• _What needs to be done_:
Return, exactly as written, the lines from the one containing "Give me the" through the one containing "const rough2LabelText = ['s_e', 's_c', 's_o', 's^*'];", with both ends included.

#### Provided data ####

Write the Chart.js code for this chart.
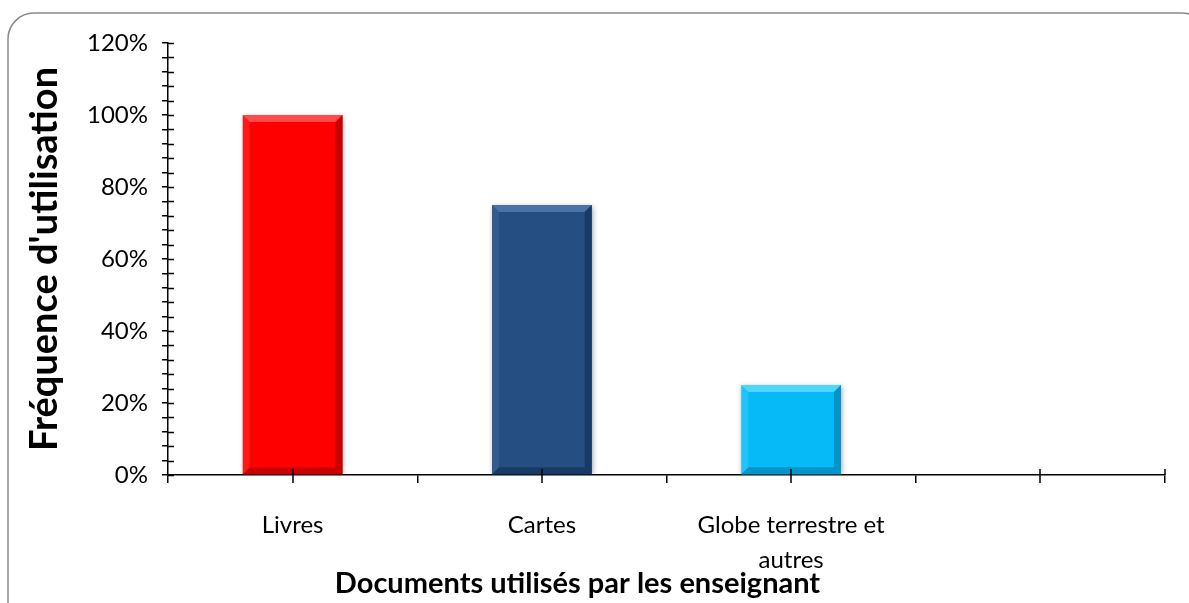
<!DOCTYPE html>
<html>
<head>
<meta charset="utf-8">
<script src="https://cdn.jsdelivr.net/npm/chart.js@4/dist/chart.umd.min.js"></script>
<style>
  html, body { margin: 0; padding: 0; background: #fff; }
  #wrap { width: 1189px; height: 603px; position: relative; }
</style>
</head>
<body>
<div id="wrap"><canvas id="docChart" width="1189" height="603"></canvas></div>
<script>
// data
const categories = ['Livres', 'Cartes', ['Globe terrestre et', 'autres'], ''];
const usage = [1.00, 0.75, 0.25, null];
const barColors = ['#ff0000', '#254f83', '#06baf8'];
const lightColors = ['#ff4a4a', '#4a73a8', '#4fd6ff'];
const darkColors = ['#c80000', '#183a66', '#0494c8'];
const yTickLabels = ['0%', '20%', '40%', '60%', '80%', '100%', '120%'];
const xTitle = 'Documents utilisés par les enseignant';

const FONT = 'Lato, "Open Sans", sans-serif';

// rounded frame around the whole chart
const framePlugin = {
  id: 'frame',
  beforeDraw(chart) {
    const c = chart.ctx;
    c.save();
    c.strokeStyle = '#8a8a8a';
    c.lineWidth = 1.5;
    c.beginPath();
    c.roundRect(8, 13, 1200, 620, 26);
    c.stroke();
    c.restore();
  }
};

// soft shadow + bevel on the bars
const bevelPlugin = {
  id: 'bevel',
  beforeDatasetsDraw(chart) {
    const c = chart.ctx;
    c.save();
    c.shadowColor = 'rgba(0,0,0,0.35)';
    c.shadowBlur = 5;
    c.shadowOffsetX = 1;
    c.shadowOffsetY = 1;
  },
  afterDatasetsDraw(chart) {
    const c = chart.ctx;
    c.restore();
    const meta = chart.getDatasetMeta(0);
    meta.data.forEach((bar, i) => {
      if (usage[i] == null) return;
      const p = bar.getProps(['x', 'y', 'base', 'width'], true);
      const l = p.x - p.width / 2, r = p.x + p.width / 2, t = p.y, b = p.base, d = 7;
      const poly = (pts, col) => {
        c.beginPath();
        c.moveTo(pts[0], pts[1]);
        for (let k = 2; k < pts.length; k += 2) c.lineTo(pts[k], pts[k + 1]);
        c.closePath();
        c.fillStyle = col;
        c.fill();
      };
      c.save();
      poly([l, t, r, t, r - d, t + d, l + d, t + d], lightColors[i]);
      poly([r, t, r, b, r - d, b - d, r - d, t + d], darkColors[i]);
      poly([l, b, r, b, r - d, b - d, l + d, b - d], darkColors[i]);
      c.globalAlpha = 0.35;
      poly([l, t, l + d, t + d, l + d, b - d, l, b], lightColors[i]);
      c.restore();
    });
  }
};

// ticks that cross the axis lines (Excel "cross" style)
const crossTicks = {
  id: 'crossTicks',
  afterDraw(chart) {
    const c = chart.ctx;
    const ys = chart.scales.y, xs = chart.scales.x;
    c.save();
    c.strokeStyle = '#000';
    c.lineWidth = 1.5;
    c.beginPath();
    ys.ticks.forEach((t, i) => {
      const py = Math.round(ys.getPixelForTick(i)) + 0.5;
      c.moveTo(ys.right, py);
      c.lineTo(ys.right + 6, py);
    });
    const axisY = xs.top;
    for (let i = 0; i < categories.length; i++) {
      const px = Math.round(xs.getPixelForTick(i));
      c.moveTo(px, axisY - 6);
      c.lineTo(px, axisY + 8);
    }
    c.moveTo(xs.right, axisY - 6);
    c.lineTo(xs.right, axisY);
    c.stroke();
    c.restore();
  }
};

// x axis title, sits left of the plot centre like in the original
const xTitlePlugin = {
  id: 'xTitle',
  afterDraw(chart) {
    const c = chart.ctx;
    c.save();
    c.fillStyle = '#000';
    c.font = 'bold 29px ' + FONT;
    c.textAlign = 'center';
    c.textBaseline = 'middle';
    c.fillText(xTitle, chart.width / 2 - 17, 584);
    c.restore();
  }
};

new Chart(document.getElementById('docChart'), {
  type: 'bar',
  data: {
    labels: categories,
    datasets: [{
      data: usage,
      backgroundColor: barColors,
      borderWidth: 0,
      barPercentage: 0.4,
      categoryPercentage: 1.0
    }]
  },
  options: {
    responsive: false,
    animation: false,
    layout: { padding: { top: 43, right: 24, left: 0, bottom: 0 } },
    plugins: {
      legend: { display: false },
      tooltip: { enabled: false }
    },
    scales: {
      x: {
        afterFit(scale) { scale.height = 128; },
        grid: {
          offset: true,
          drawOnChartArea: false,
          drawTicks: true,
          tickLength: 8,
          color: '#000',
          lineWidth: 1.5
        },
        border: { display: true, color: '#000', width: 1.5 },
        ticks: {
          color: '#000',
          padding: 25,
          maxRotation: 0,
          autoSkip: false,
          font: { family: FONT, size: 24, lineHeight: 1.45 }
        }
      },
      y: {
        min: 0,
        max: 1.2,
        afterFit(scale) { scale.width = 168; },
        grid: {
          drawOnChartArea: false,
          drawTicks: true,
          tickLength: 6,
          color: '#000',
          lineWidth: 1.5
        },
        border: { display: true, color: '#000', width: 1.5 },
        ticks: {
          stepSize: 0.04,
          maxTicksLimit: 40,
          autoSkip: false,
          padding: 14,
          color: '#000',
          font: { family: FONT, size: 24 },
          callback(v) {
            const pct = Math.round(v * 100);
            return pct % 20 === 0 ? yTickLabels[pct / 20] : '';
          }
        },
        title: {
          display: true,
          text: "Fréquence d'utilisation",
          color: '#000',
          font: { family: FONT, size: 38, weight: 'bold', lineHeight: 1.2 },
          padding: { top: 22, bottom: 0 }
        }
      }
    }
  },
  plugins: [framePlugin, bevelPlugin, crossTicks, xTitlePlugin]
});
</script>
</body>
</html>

####
#### Provided data ####

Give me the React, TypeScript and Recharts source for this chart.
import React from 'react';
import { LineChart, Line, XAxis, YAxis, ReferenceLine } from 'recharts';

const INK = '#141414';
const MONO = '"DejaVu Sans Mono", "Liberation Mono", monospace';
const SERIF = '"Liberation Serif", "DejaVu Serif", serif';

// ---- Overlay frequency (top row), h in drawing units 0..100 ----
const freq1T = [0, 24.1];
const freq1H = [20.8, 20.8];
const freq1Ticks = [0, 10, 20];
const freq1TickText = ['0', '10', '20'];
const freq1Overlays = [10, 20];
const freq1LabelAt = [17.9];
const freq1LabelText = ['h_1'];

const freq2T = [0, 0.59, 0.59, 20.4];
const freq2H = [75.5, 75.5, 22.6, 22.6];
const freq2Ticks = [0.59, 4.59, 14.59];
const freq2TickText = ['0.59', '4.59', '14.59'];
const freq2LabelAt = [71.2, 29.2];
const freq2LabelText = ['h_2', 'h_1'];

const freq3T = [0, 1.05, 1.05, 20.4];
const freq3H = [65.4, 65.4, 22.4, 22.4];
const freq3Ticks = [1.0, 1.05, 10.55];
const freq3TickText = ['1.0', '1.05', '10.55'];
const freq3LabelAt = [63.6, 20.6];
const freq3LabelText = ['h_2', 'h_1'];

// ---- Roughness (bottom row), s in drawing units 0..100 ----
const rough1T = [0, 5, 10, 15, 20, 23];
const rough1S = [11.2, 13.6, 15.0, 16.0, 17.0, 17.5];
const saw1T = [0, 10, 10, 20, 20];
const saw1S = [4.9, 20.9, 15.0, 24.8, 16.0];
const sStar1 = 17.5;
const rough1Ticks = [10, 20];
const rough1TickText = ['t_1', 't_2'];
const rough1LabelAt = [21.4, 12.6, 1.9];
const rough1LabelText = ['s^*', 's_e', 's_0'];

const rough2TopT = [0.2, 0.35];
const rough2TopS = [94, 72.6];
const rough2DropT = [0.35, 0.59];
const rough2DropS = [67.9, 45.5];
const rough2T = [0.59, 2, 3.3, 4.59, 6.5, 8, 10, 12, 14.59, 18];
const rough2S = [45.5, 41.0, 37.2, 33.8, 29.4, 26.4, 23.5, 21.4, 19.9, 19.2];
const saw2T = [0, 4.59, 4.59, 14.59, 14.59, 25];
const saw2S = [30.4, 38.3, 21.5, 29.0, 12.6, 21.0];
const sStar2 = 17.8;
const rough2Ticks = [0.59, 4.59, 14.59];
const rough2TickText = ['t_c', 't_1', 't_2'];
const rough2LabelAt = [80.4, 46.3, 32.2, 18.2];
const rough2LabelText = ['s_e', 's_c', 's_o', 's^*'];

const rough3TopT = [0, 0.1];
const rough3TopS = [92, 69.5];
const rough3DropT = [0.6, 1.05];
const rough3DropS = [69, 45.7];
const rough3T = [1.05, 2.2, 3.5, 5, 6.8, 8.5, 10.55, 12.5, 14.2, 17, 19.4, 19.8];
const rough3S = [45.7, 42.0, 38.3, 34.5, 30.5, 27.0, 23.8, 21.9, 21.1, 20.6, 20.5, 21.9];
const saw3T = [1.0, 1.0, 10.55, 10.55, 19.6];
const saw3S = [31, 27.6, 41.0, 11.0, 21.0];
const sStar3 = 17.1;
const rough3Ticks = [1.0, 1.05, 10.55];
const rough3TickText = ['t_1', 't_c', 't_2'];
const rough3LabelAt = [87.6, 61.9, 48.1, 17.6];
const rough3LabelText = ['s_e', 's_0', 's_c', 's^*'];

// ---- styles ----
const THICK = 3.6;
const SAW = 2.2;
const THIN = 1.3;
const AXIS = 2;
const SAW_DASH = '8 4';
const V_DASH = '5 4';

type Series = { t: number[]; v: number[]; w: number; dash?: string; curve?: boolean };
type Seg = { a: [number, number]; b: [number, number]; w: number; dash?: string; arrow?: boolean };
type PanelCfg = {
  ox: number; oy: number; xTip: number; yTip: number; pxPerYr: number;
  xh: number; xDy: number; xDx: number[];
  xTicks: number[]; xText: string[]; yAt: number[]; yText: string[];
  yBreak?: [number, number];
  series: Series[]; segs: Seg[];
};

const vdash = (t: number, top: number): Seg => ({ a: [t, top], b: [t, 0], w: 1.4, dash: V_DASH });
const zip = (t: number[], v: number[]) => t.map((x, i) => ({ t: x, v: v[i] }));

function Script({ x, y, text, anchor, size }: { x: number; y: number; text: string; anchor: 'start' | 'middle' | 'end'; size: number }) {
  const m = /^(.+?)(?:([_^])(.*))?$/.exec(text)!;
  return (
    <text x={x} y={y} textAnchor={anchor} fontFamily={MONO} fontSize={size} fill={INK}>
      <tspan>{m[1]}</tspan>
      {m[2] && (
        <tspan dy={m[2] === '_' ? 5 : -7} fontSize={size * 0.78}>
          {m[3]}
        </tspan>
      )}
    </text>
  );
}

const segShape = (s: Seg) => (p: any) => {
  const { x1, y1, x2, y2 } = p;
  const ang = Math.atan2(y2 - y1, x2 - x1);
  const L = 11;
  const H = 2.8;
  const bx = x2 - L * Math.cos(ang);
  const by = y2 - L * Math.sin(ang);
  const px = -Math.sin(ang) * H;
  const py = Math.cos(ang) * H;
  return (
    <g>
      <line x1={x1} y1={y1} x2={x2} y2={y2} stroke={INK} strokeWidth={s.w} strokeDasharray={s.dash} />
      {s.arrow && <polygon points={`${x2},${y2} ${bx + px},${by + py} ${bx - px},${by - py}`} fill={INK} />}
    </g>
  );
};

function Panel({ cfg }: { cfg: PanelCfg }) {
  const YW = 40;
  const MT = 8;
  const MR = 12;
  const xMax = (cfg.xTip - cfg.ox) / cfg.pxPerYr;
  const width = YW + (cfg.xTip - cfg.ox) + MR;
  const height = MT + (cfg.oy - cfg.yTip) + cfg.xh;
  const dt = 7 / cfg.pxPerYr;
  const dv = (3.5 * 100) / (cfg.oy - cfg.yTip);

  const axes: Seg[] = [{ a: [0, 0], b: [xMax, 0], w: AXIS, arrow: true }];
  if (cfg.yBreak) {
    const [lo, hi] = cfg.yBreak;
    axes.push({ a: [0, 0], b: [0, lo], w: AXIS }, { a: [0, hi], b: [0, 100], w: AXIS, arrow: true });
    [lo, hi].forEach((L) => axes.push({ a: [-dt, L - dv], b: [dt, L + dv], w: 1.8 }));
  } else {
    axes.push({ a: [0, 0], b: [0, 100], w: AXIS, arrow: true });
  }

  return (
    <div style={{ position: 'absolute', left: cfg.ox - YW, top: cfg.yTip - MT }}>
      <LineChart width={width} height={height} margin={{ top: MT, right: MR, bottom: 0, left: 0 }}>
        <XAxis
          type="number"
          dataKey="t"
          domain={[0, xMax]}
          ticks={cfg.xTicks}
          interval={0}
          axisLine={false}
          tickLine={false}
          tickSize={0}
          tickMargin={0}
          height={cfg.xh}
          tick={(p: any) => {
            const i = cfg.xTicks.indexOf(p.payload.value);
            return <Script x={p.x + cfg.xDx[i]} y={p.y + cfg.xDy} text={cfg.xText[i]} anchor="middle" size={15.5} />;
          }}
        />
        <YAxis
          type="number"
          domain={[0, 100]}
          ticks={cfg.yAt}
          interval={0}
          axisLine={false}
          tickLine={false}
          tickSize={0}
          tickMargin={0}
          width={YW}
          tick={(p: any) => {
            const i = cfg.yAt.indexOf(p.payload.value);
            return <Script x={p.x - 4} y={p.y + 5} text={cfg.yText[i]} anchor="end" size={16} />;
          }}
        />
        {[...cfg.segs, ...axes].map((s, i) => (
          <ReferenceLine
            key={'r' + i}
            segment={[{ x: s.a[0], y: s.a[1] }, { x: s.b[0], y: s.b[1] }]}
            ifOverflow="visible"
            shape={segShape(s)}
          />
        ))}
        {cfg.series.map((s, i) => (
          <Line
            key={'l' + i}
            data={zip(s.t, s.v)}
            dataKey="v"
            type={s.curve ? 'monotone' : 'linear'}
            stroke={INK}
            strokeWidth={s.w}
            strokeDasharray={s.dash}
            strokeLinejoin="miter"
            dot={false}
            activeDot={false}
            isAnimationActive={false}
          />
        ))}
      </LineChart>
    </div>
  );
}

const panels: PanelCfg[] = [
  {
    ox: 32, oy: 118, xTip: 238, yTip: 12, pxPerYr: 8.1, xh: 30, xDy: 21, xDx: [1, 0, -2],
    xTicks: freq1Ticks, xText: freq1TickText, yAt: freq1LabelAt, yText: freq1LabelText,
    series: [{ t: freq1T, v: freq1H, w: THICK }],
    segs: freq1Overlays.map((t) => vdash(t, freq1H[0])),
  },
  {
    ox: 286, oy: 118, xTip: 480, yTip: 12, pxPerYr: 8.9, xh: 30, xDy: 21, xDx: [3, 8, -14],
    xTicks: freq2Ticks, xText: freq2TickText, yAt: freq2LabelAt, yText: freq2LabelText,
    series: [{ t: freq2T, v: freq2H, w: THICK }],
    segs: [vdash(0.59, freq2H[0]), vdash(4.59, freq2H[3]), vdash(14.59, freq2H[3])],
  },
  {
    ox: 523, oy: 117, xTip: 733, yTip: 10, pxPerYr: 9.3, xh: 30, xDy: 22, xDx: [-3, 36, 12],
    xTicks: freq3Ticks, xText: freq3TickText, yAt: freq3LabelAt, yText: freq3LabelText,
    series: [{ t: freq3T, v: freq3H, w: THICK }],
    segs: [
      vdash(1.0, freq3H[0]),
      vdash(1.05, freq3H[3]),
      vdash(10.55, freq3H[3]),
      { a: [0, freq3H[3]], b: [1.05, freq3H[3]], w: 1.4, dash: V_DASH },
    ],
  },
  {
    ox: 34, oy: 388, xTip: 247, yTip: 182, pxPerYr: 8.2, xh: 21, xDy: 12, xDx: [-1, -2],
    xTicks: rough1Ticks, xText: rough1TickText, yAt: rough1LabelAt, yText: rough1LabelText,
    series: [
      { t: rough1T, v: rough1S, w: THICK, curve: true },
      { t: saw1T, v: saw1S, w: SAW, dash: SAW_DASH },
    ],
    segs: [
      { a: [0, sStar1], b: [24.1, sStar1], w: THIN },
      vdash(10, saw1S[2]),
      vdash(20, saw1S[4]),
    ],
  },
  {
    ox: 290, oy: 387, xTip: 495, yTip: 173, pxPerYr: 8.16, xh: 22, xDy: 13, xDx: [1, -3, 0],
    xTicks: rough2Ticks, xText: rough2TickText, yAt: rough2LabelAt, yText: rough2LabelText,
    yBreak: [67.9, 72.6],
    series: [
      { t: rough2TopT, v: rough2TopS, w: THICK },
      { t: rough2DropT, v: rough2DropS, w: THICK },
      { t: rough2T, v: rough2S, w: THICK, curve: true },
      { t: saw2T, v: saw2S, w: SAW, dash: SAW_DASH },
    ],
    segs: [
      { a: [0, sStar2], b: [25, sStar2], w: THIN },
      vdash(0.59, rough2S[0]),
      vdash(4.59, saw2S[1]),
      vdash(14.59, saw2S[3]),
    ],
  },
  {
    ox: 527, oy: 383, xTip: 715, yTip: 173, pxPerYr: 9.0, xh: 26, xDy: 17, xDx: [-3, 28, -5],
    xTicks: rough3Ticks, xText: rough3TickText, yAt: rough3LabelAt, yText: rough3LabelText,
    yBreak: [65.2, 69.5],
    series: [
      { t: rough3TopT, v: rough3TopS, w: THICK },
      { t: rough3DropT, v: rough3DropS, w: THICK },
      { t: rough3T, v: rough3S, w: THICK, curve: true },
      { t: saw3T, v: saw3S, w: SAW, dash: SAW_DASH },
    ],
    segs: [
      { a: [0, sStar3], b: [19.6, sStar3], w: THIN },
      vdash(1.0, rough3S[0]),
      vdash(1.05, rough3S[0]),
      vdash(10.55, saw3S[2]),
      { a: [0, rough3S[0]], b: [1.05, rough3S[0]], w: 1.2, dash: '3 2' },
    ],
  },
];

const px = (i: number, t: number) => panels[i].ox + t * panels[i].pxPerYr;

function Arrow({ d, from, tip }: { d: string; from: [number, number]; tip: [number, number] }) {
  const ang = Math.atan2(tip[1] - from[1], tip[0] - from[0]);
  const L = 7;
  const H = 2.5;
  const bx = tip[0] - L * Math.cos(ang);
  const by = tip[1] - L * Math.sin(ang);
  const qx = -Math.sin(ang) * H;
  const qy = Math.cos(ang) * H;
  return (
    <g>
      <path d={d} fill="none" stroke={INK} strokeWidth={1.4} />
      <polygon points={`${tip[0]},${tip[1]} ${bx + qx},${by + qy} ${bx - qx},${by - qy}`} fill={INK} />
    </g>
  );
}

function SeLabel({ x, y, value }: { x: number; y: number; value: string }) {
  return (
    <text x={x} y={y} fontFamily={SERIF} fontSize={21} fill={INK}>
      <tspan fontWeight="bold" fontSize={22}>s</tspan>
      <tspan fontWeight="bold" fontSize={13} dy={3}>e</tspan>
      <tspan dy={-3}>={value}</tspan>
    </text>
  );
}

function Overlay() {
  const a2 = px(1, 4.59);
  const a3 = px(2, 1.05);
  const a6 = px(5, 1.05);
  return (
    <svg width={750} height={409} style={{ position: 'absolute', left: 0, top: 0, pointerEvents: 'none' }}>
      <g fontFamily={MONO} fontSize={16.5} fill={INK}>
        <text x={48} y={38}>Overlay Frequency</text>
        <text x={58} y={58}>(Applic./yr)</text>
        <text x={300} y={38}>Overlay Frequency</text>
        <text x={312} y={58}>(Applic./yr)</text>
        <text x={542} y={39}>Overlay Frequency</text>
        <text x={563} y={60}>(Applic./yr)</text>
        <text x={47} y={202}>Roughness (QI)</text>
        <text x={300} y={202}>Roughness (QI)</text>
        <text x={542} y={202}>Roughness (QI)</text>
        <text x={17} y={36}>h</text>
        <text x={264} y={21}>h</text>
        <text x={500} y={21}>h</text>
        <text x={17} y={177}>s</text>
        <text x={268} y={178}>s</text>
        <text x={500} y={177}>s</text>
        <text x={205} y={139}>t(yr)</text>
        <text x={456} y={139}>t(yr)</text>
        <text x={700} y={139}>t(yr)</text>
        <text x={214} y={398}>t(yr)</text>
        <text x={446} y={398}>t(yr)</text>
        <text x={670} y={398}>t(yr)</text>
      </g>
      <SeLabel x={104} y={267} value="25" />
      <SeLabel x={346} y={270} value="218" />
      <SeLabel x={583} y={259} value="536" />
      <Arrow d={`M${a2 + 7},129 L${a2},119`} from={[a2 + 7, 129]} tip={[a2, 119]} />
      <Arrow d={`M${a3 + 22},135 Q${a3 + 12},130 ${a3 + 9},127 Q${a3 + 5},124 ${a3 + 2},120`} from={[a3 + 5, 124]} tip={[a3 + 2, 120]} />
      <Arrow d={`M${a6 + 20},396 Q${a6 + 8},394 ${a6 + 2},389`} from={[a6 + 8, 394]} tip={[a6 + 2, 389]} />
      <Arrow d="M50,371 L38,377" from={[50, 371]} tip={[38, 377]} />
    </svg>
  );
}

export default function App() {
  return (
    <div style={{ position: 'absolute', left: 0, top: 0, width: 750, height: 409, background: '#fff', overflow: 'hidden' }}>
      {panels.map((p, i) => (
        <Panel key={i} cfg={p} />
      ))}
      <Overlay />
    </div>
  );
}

####

• _The completed task_:
Give me the React, TypeScript and Recharts source for this chart.
import React from 'react';
import { LineChart, Line, XAxis, YAxis, ReferenceLine } from 'recharts';

const INK = '#141414';
const MONO = '"DejaVu Sans Mono", "Liberation Mono", monospace';
const SERIF = '"Liberation Serif", "DejaVu Serif", serif';

// ---- Overlay frequency (top row), h in drawing units 0..100 ----
const freq1T = [0, 24.1];
const freq1H = [20.8, 20.8];
const freq1Ticks = [0, 10, 20];
const freq1TickText = ['0', '10', '20'];
const freq1Overlays = [10, 20];
const freq1LabelAt = [17.9];
const freq1LabelText = ['h_1'];

const freq2T = [0, 0.59, 0.59, 20.4];
const freq2H = [75.5, 75.5, 22.6, 22.6];
const freq2Ticks = [0.59, 4.59, 14.59];
const freq2TickText = ['0.59', '4.59', '14.59'];
const freq2LabelAt = [71.2, 29.2];
const freq2LabelText = ['h_2', 'h_1'];

const freq3T = [0, 1.05, 1.05, 20.4];
const freq3H = [65.4, 65.4, 22.4, 22.4];
const freq3Ticks = [1.0, 1.05, 10.55];
const freq3TickText = ['1.0', '1.05', '10.55'];
const freq3LabelAt = [63.6, 20.6];
const freq3LabelText = ['h_2', 'h_1'];

// ---- Roughness (bottom row), s in drawing units 0..100 ----
const rough1T = [0, 5, 10, 15, 20, 23];
const rough1S = [11.2, 13.6, 15.0, 16.0, 17.0, 17.5];
const saw1T = [0, 10, 10, 20, 20];
const saw1S = [4.9, 20.9, 15.0, 24.8, 16.0];
const sStar1 = 17.5;
const rough1Ticks = [10, 20];
const rough1TickText = ['t_1', 't_2'];
const rough1LabelAt = [21.4, 12.6, 1.9];
const rough1LabelText = ['s^*', 's_e', 's_0'];

const rough2TopT = [0.2, 0.35];
const rough2TopS = [94, 72.6];
const rough2DropT = [0.35, 0.59];
const rough2DropS = [67.9, 45.5];
const rough2T = [0.59, 2, 3.3, 4.59, 6.5, 8, 10, 12, 14.59, 18];
const rough2S = [45.5, 41.0, 37.2, 33.8, 29.4, 26.4, 23.5, 21.4, 19.9, 19.2];
const saw2T = [0, 4.59, 4.59, 14.59, 14.59, 25];
const saw2S = [30.4, 38.3, 21.5, 29.0, 12.6, 21.0];
const sStar2 = 17.8;
const rough2Ticks = [0.59, 4.59, 14.59];
const rough2TickText = ['t_c', 't_1', 't_2'];
const rough2LabelAt = [80.4, 46.3, 32.2, 18.2];
const rough2LabelText = ['s_e', 's_c', 's_o', 's^*'];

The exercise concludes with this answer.